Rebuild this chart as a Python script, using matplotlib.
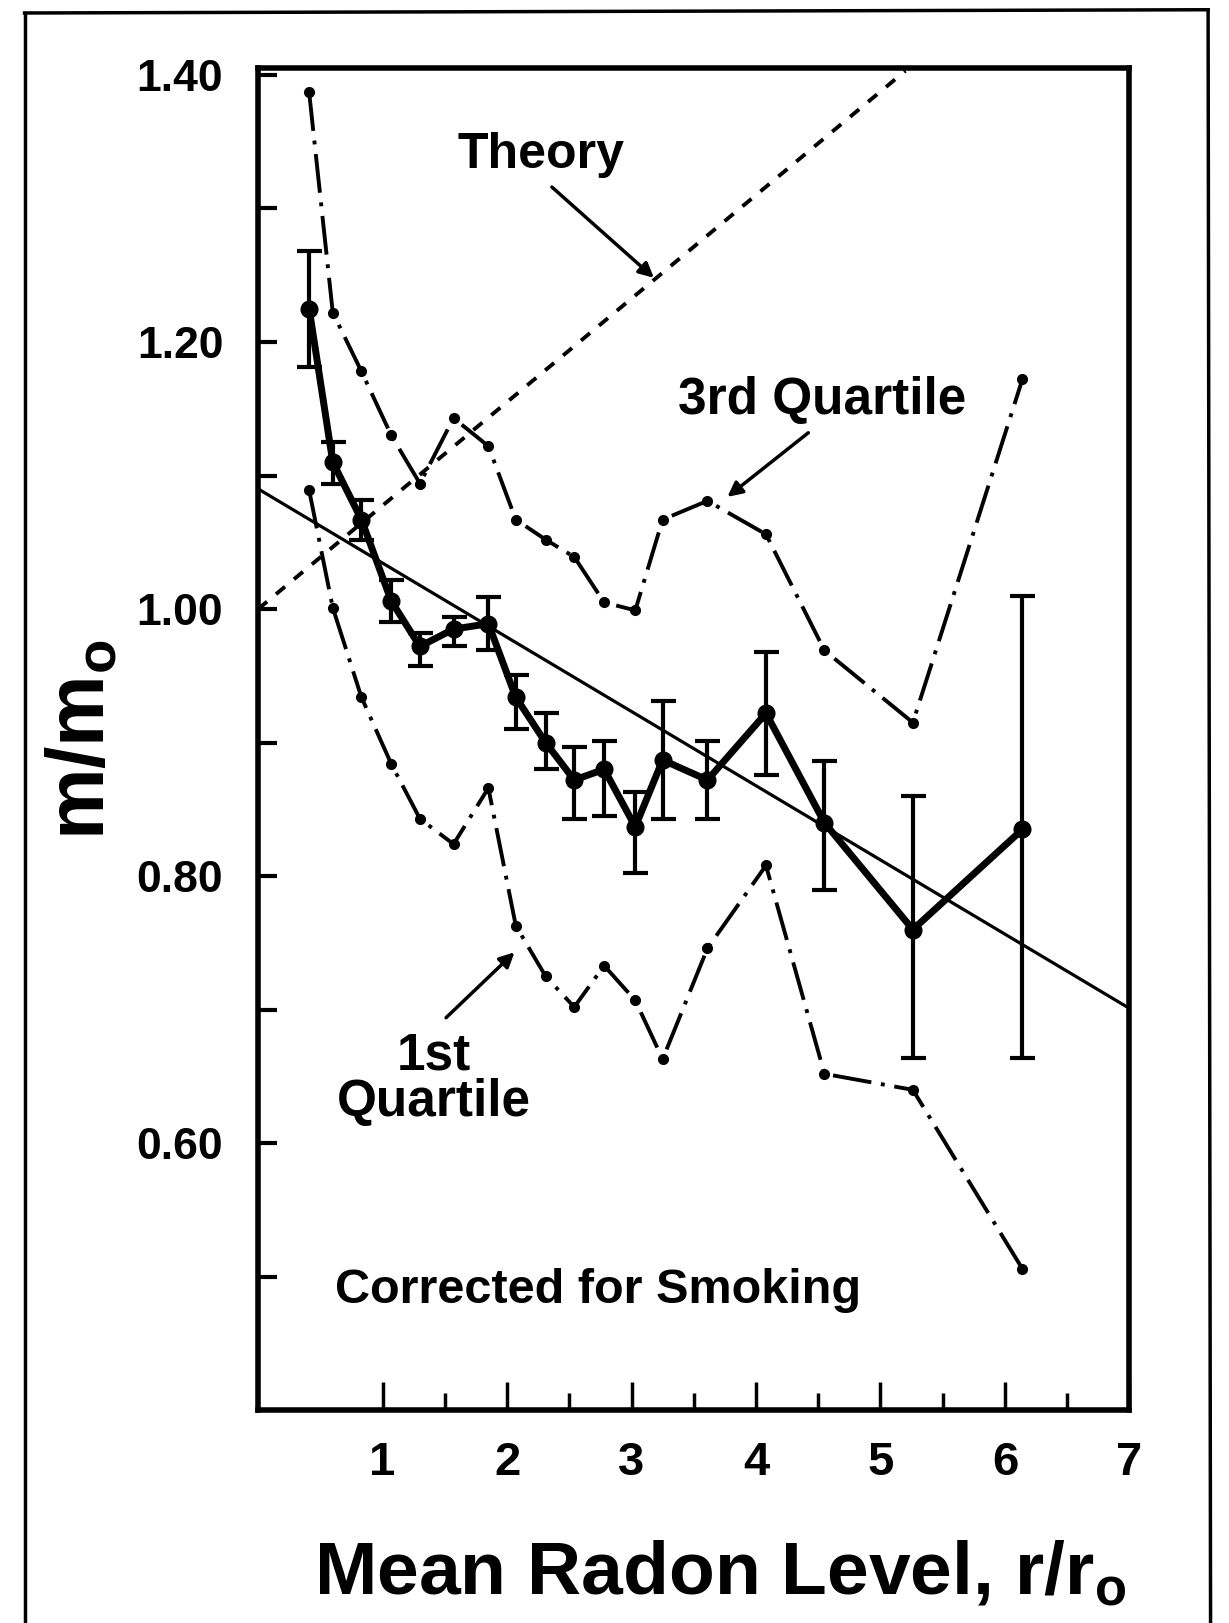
import matplotlib.pyplot as plt
from matplotlib.lines import Line2D
from matplotlib.ticker import FixedLocator
import numpy as np

plt.rcParams['font.family'] = ['Liberation Sans', 'DejaVu Sans']
plt.rcParams['mathtext.fontset'] = 'custom'
plt.rcParams['mathtext.rm'] = 'Liberation Sans:bold'
plt.rcParams['mathtext.default'] = 'rm'

# mean radon level (r/r0) of the county groups
radon = [0.41, 0.60, 0.83, 1.07, 1.30, 1.57, 1.85, 2.07, 2.31, 2.54,
         2.78, 3.03, 3.25, 3.61, 4.08, 4.55, 5.26, 6.14]
# lung cancer mortality m/m0, corrected for smoking
mortality = [1.225, 1.110, 1.067, 1.006, 0.972, 0.985, 0.989, 0.934, 0.900, 0.872,
             0.880, 0.837, 0.887, 0.872, 0.922, 0.840, 0.760, 0.835]
err_high = [1.268, 1.125, 1.082, 1.022, 0.982, 0.994, 1.009, 0.951, 0.922, 0.897,
            0.901, 0.863, 0.931, 0.901, 0.968, 0.886, 0.860, 1.010]
err_low = [1.181, 1.094, 1.052, 0.990, 0.957, 0.972, 0.969, 0.910, 0.880, 0.843,
           0.845, 0.802, 0.843, 0.843, 0.876, 0.790, 0.664, 0.664]
q3 = [1.387, 1.222, 1.178, 1.130, 1.094, 1.143, 1.122, 1.067, 1.052, 1.039,
      1.005, 0.999, 1.067, 1.081, 1.056, 0.969, 0.915, 1.172]
q1 = [1.089, 1.001, 0.934, 0.884, 0.843, 0.824, 0.866, 0.763, 0.725, 0.702,
      0.733, 0.707, 0.663, 0.746, 0.808, 0.652, 0.640, 0.506]
fit_x = [0.0, 7.0]
fit_y = [1.090, 0.701]
theory_x = [0.0, 5.2]
theory_y = [1.0, 1.403]

ytick_vals = [0.5, 0.6, 0.7, 0.8, 0.9, 1.0, 1.1, 1.2, 1.3, 1.4]
ytick_labels = ['', '0.60', '', '0.80', '', '1.00', '', '1.20', '', '1.40']
xtick_vals = [1, 2, 3, 4, 5, 6, 7]
xtick_minor = [1.5, 2.5, 3.5, 4.5, 5.5, 6.5]

fig = plt.figure(figsize=(12.29, 16.23), dpi=100)
ax = fig.add_axes([0.210, 0.131, 0.709, 0.827])

mort = np.array(mortality)
yerr = [mort - np.array(err_low), np.array(err_high) - mort]

ax.plot(theory_x, theory_y, color='black', lw=2.8, ls=(0, (3, 3)))
ax.plot(fit_x, fit_y, color='black', lw=2.3)
ax.plot(radon, q3, color='black', lw=2.8, ls=(0, (10, 2.5, 1, 2.5)),
        marker='o', ms=7)
ax.plot(radon, q1, color='black', lw=2.8, ls=(0, (10, 2.5, 1, 2.5)),
        marker='o', ms=7)
ax.errorbar(radon, mortality, yerr=yerr, fmt='-o', color='black', lw=5, ms=12,
            elinewidth=3, capsize=9, capthick=3)

ax.set_xlim(0, 7)
ax.set_ylim(0.40, 1.405)

ax.yaxis.set_major_locator(FixedLocator(ytick_vals))
ax.set_yticklabels(ytick_labels)
ax.xaxis.set_major_locator(FixedLocator(xtick_vals))
ax.xaxis.set_minor_locator(FixedLocator(xtick_minor))
ax.set_xticklabels([str(v) for v in xtick_vals])

for lbl in ax.get_yticklabels():
    lbl.set_fontsize(32)
    lbl.set_fontweight('bold')
for lbl in ax.get_xticklabels():
    lbl.set_fontsize(34)
    lbl.set_fontweight('bold')

ax.tick_params(axis='y', direction='in', length=14, width=3, pad=25, left=True)
ax.tick_params(axis='x', which='major', direction='in', length=20, width=2.5, pad=22)
ax.tick_params(axis='x', which='minor', direction='in', length=12, width=2.5)
for side in ax.spines.values():
    side.set_linewidth(4)

ax.set_ylabel('m/m$_o$', fontsize=58, fontweight='bold', va='center')
ax.yaxis.set_label_coords(-0.20, 0.50)
ax.set_xlabel('Mean Radon Level, r/r$_o$', fontsize=54, fontweight='bold', va='center')
ax.xaxis.set_label_coords(0.53, -0.122)

arrow = dict(arrowstyle='-|>', color='black', lw=2.5, mutation_scale=22,
             shrinkA=0, shrinkB=0)
ax.text(2.27, 1.34, 'Theory', fontsize=36, fontweight='bold', ha='center', va='center')
ax.annotate('', xy=(3.18, 1.248), xytext=(2.36, 1.316), arrowprops=arrow)
ax.text(4.53, 1.156, '3rd Quartile', fontsize=37, fontweight='bold', ha='center', va='center')
ax.annotate('', xy=(3.77, 1.084), xytext=(4.42, 1.132), arrowprops=arrow)
ax.text(1.41, 0.648, '1st\nQuartile', fontsize=37, fontweight='bold', ha='center',
        va='center', linespacing=0.95)
ax.annotate('', xy=(2.06, 0.743), xytext=(1.51, 0.694), arrowprops=arrow)
ax.text(0.62, 0.49, 'Corrected for Smoking', fontsize=35, fontweight='bold',
        ha='left', va='center')

# outer frame of the scanned page (no bottom edge)
fig.add_artist(Line2D([0.020, 0.020], [0.0, 0.992], color='black', lw=2.5,
                      transform=fig.transFigure))
fig.add_artist(Line2D([0.020, 0.983], [0.992, 0.994], color='black', lw=2.5,
                      transform=fig.transFigure))
fig.add_artist(Line2D([0.983, 0.985], [0.994, 0.0], color='black', lw=2.5,
                      transform=fig.transFigure))

fig.savefig('out.png', dpi=100)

_ _ _

Task brief = Leave out the pictures and give the listing above again exactly.

Finished exercise =
Rebuild this chart as a Python script, using matplotlib.
import matplotlib.pyplot as plt
from matplotlib.lines import Line2D
from matplotlib.ticker import FixedLocator
import numpy as np

plt.rcParams['font.family'] = ['Liberation Sans', 'DejaVu Sans']
plt.rcParams['mathtext.fontset'] = 'custom'
plt.rcParams['mathtext.rm'] = 'Liberation Sans:bold'
plt.rcParams['mathtext.default'] = 'rm'

# mean radon level (r/r0) of the county groups
radon = [0.41, 0.60, 0.83, 1.07, 1.30, 1.57, 1.85, 2.07, 2.31, 2.54,
         2.78, 3.03, 3.25, 3.61, 4.08, 4.55, 5.26, 6.14]
# lung cancer mortality m/m0, corrected for smoking
mortality = [1.225, 1.110, 1.067, 1.006, 0.972, 0.985, 0.989, 0.934, 0.900, 0.872,
             0.880, 0.837, 0.887, 0.872, 0.922, 0.840, 0.760, 0.835]
err_high = [1.268, 1.125, 1.082, 1.022, 0.982, 0.994, 1.009, 0.951, 0.922, 0.897,
            0.901, 0.863, 0.931, 0.901, 0.968, 0.886, 0.860, 1.010]
err_low = [1.181, 1.094, 1.052, 0.990, 0.957, 0.972, 0.969, 0.910, 0.880, 0.843,
           0.845, 0.802, 0.843, 0.843, 0.876, 0.790, 0.664, 0.664]
q3 = [1.387, 1.222, 1.178, 1.130, 1.094, 1.143, 1.122, 1.067, 1.052, 1.039,
      1.005, 0.999, 1.067, 1.081, 1.056, 0.969, 0.915, 1.172]
q1 = [1.089, 1.001, 0.934, 0.884, 0.843, 0.824, 0.866, 0.763, 0.725, 0.702,
      0.733, 0.707, 0.663, 0.746, 0.808, 0.652, 0.640, 0.506]
fit_x = [0.0, 7.0]
fit_y = [1.090, 0.701]
theory_x = [0.0, 5.2]
theory_y = [1.0, 1.403]

ytick_vals = [0.5, 0.6, 0.7, 0.8, 0.9, 1.0, 1.1, 1.2, 1.3, 1.4]
ytick_labels = ['', '0.60', '', '0.80', '', '1.00', '', '1.20', '', '1.40']
xtick_vals = [1, 2, 3, 4, 5, 6, 7]
xtick_minor = [1.5, 2.5, 3.5, 4.5, 5.5, 6.5]

fig = plt.figure(figsize=(12.29, 16.23), dpi=100)
ax = fig.add_axes([0.210, 0.131, 0.709, 0.827])

mort = np.array(mortality)
yerr = [mort - np.array(err_low), np.array(err_high) - mort]

ax.plot(theory_x, theory_y, color='black', lw=2.8, ls=(0, (3, 3)))
ax.plot(fit_x, fit_y, color='black', lw=2.3)
ax.plot(radon, q3, color='black', lw=2.8, ls=(0, (10, 2.5, 1, 2.5)),
        marker='o', ms=7)
ax.plot(radon, q1, color='black', lw=2.8, ls=(0, (10, 2.5, 1, 2.5)),
        marker='o', ms=7)
ax.errorbar(radon, mortality, yerr=yerr, fmt='-o', color='black', lw=5, ms=12,
            elinewidth=3, capsize=9, capthick=3)

ax.set_xlim(0, 7)
ax.set_ylim(0.40, 1.405)

ax.yaxis.set_major_locator(FixedLocator(ytick_vals))
ax.set_yticklabels(ytick_labels)
ax.xaxis.set_major_locator(FixedLocator(xtick_vals))
ax.xaxis.set_minor_locator(FixedLocator(xtick_minor))
ax.set_xticklabels([str(v) for v in xtick_vals])

for lbl in ax.get_yticklabels():
    lbl.set_fontsize(32)
    lbl.set_fontweight('bold')
for lbl in ax.get_xticklabels():
    lbl.set_fontsize(34)
    lbl.set_fontweight('bold')

ax.tick_params(axis='y', direction='in', length=14, width=3, pad=25, left=True)
ax.tick_params(axis='x', which='major', direction='in', length=20, width=2.5, pad=22)
ax.tick_params(axis='x', which='minor', direction='in', length=12, width=2.5)
for side in ax.spines.values():
    side.set_linewidth(4)

ax.set_ylabel('m/m$_o$', fontsize=58, fontweight='bold', va='center')
ax.yaxis.set_label_coords(-0.20, 0.50)
ax.set_xlabel('Mean Radon Level, r/r$_o$', fontsize=54, fontweight='bold', va='center')
ax.xaxis.set_label_coords(0.53, -0.122)

arrow = dict(arrowstyle='-|>', color='black', lw=2.5, mutation_scale=22,
             shrinkA=0, shrinkB=0)
ax.text(2.27, 1.34, 'Theory', fontsize=36, fontweight='bold', ha='center', va='center')
ax.annotate('', xy=(3.18, 1.248), xytext=(2.36, 1.316), arrowprops=arrow)
ax.text(4.53, 1.156, '3rd Quartile', fontsize=37, fontweight='bold', ha='center', va='center')
ax.annotate('', xy=(3.77, 1.084), xytext=(4.42, 1.132), arrowprops=arrow)
ax.text(1.41, 0.648, '1st\nQuartile', fontsize=37, fontweight='bold', ha='center',
        va='center', linespacing=0.95)
ax.annotate('', xy=(2.06, 0.743), xytext=(1.51, 0.694), arrowprops=arrow)
ax.text(0.62, 0.49, 'Corrected for Smoking', fontsize=35, fontweight='bold',
        ha='left', va='center')

# outer frame of the scanned page (no bottom edge)
fig.add_artist(Line2D([0.020, 0.020], [0.0, 0.992], color='black', lw=2.5,
                      transform=fig.transFigure))
fig.add_artist(Line2D([0.020, 0.983], [0.992, 0.994], color='black', lw=2.5,
                      transform=fig.transFigure))
fig.add_artist(Line2D([0.983, 0.985], [0.994, 0.0], color='black', lw=2.5,
                      transform=fig.transFigure))

fig.savefig('out.png', dpi=100)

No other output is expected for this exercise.